## start Listing
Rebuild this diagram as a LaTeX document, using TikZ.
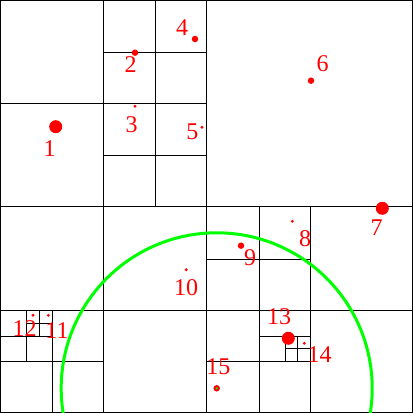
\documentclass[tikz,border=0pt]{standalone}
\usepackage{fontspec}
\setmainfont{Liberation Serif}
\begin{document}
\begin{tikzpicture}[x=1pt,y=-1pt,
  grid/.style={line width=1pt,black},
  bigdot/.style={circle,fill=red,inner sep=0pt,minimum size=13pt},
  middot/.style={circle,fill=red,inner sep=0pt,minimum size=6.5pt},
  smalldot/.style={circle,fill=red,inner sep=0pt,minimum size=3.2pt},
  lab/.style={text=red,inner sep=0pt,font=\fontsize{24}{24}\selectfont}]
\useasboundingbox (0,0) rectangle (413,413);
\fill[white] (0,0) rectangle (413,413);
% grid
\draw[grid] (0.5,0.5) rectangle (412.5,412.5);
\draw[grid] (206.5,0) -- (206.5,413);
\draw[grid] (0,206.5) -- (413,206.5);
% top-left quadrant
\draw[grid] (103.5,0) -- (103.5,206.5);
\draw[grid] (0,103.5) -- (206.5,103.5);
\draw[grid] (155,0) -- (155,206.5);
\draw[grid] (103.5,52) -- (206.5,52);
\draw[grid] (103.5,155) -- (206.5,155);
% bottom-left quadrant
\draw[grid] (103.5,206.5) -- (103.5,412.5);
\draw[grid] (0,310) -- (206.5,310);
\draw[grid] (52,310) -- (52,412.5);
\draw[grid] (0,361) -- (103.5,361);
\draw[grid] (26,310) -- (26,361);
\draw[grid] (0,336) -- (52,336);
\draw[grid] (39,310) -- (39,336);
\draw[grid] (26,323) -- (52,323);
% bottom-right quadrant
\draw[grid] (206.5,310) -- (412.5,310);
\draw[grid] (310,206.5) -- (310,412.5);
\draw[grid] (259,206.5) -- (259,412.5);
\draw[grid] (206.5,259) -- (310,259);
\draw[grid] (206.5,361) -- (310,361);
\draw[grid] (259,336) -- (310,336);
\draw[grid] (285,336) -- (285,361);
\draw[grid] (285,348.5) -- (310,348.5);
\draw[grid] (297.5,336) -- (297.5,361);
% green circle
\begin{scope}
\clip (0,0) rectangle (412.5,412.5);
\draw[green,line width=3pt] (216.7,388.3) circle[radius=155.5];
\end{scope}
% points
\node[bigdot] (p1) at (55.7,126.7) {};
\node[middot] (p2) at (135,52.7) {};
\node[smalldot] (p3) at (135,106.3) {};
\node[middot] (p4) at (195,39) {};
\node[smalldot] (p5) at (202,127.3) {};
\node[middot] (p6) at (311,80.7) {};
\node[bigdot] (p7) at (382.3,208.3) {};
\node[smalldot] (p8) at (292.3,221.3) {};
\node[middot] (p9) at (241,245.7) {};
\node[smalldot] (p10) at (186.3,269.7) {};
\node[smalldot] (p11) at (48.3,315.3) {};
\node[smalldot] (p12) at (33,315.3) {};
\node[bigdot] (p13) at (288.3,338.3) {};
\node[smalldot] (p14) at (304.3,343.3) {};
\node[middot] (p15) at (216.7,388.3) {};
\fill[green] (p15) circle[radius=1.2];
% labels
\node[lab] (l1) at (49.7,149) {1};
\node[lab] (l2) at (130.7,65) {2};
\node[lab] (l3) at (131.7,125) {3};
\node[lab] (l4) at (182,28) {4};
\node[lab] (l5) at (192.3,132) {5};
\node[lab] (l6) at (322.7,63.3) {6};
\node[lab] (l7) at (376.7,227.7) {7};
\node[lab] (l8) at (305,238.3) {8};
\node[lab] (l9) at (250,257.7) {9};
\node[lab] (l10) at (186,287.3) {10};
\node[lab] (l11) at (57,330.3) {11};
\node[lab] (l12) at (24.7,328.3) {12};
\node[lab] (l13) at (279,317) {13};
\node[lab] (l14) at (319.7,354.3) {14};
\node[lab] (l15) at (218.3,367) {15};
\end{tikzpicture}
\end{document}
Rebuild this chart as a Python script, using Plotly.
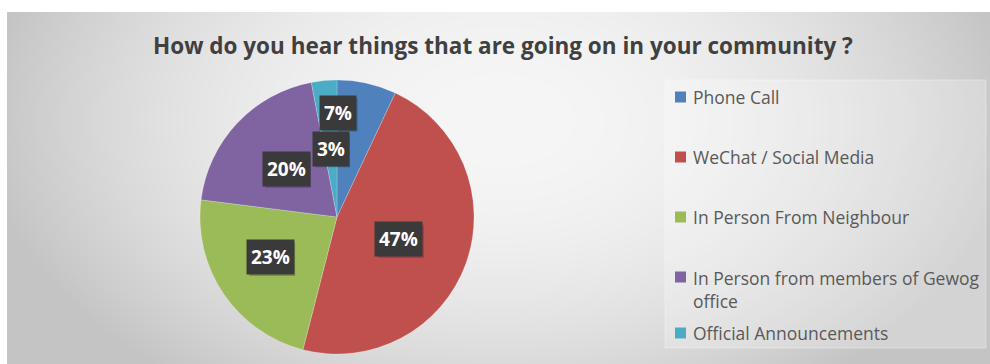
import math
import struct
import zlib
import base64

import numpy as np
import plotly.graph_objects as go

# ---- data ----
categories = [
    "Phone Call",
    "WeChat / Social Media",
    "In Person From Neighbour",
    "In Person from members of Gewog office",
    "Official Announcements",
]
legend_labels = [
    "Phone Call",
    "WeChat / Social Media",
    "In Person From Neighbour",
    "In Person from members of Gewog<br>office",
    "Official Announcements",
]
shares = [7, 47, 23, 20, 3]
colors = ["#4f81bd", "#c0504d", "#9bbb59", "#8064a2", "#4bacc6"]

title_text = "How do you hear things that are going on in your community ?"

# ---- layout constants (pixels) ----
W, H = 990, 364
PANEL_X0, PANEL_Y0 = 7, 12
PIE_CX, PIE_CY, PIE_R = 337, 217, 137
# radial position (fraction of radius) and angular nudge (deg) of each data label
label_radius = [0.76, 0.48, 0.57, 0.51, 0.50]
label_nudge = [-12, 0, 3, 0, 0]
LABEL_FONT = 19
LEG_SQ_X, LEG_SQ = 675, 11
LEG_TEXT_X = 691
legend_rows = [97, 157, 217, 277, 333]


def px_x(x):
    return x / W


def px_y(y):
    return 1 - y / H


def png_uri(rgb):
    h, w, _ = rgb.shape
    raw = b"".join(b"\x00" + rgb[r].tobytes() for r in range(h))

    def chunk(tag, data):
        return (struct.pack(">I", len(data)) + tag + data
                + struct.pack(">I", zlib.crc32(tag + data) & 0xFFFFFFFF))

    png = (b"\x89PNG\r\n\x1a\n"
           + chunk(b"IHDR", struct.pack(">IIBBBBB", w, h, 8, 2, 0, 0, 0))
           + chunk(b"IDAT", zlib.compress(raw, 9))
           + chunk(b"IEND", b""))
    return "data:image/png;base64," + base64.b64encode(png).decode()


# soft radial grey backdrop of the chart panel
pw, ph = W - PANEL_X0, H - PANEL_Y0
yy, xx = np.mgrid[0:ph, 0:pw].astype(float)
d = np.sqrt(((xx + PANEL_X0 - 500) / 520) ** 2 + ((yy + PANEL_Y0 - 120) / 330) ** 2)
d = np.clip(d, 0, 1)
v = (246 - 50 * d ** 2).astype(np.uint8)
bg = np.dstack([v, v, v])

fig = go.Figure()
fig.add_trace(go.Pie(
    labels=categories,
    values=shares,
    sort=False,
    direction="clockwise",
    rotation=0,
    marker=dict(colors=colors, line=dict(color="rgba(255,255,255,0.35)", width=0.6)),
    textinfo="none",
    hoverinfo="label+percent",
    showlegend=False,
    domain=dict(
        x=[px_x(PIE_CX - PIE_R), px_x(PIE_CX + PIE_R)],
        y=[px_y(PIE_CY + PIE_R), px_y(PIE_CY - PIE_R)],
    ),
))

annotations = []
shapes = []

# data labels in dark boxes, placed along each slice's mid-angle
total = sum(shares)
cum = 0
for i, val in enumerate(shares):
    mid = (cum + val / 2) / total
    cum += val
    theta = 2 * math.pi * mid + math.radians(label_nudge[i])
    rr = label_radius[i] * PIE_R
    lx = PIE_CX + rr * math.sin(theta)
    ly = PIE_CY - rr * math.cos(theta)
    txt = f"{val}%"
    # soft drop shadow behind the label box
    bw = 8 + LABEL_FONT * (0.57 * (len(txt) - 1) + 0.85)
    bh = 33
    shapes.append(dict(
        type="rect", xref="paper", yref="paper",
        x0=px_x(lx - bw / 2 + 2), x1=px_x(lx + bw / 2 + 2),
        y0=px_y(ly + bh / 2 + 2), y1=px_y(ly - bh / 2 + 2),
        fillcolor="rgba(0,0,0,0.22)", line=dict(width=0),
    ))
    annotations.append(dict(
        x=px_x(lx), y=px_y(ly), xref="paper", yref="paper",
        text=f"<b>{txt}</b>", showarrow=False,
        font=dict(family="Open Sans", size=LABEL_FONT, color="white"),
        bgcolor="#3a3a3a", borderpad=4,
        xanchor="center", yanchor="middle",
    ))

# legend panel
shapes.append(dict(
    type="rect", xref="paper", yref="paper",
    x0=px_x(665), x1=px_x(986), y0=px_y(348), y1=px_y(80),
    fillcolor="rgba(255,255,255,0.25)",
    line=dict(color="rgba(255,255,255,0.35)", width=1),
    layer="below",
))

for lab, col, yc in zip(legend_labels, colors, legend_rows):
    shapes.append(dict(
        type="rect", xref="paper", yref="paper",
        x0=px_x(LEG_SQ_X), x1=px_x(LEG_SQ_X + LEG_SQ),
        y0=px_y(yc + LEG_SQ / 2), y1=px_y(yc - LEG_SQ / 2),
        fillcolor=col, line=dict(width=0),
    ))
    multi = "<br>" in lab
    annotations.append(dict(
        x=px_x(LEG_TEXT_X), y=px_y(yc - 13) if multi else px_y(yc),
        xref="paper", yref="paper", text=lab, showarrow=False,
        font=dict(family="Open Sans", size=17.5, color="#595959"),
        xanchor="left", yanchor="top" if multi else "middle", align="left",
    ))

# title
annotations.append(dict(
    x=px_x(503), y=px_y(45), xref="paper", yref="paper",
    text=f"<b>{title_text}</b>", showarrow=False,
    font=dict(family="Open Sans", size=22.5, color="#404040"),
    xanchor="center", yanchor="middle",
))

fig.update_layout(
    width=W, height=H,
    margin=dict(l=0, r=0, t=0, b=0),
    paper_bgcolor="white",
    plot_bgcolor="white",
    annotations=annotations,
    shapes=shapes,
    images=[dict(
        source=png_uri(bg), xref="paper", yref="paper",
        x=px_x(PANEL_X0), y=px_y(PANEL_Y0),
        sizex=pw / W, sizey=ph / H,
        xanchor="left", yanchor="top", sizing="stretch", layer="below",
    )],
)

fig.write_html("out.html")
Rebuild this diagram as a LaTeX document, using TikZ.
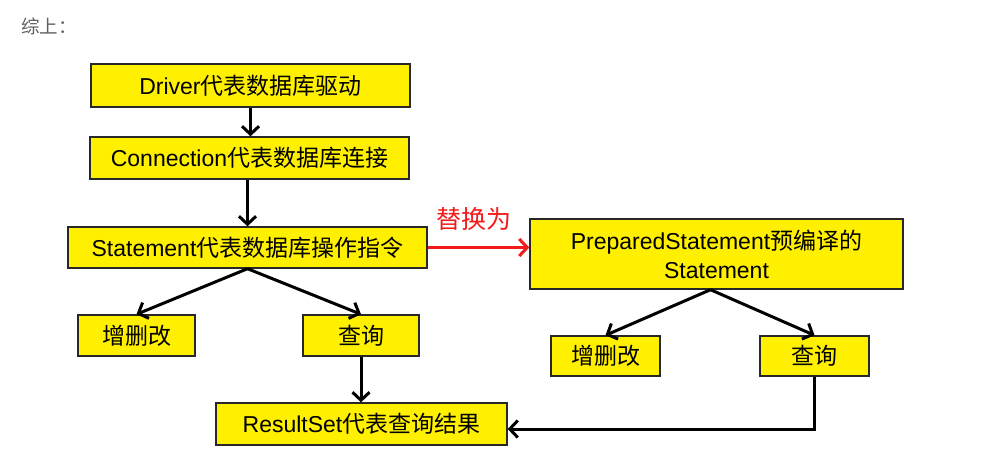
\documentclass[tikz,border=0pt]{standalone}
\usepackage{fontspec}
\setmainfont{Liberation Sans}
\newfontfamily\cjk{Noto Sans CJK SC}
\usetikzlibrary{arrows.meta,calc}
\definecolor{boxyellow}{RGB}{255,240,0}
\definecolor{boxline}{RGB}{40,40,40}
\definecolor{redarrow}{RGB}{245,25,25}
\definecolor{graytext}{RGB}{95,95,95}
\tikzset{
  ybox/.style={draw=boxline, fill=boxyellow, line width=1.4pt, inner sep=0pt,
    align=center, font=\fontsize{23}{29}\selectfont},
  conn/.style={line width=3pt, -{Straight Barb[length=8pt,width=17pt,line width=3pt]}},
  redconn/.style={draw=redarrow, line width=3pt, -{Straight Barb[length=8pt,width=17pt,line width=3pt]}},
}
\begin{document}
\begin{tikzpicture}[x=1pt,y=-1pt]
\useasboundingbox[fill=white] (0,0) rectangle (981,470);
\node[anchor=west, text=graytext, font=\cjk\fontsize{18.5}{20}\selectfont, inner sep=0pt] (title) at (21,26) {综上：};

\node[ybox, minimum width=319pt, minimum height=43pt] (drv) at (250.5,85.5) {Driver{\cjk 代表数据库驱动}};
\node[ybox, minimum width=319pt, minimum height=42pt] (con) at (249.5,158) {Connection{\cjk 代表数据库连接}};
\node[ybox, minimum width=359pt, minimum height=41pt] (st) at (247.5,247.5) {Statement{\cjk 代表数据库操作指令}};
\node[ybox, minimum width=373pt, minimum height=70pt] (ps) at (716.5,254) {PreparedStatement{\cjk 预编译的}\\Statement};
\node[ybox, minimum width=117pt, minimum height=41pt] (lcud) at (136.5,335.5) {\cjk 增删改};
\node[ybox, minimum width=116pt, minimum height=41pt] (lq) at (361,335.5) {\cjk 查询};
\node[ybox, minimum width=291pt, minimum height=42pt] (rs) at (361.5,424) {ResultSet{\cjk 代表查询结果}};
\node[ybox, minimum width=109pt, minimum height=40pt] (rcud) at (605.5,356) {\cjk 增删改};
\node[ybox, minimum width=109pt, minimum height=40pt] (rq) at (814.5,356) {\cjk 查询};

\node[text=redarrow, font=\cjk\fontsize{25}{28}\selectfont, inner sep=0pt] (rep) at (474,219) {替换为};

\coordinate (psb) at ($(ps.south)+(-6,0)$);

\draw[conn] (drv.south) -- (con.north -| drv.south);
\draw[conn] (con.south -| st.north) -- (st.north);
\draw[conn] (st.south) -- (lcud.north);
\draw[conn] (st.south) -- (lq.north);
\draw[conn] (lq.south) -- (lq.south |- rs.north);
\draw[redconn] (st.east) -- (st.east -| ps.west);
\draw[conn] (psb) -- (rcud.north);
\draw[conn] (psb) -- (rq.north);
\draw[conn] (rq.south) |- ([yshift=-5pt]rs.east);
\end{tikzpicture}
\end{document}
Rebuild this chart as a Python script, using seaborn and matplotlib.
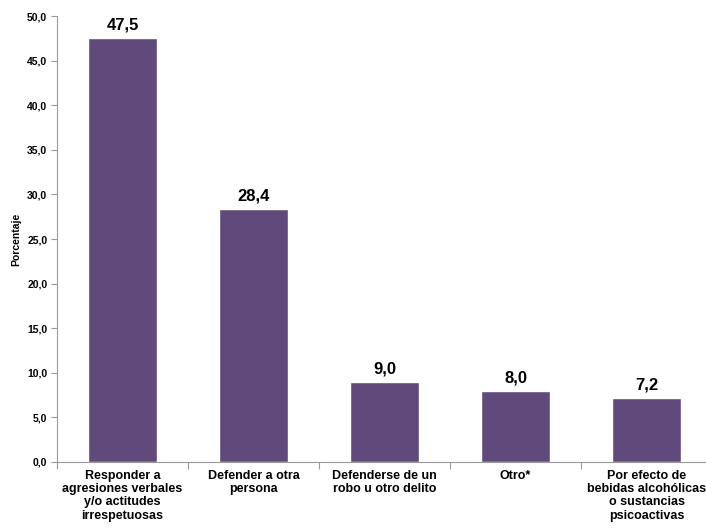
## end Listing
*The problem*
Keep the pictures out, and extract only the lines that begin at the one containing "Rebuild this chart as a Python script, using Plotly." and end at the one containing "do you hear", inclusive.

*Reply to the exercise*
Rebuild this chart as a Python script, using Plotly.
import math
import struct
import zlib
import base64

import numpy as np
import plotly.graph_objects as go

# ---- data ----
categories = [
    "Phone Call",
    "WeChat / Social Media",
    "In Person From Neighbour",
    "In Person from members of Gewog office",
    "Official Announcements",
]
legend_labels = [
    "Phone Call",
    "WeChat / Social Media",
    "In Person From Neighbour",
    "In Person from members of Gewog<br>office",
    "Official Announcements",
]
shares = [7, 47, 23, 20, 3]
colors = ["#4f81bd", "#c0504d", "#9bbb59", "#8064a2", "#4bacc6"]

title_text = "How do you hear things that are going on in your community ?"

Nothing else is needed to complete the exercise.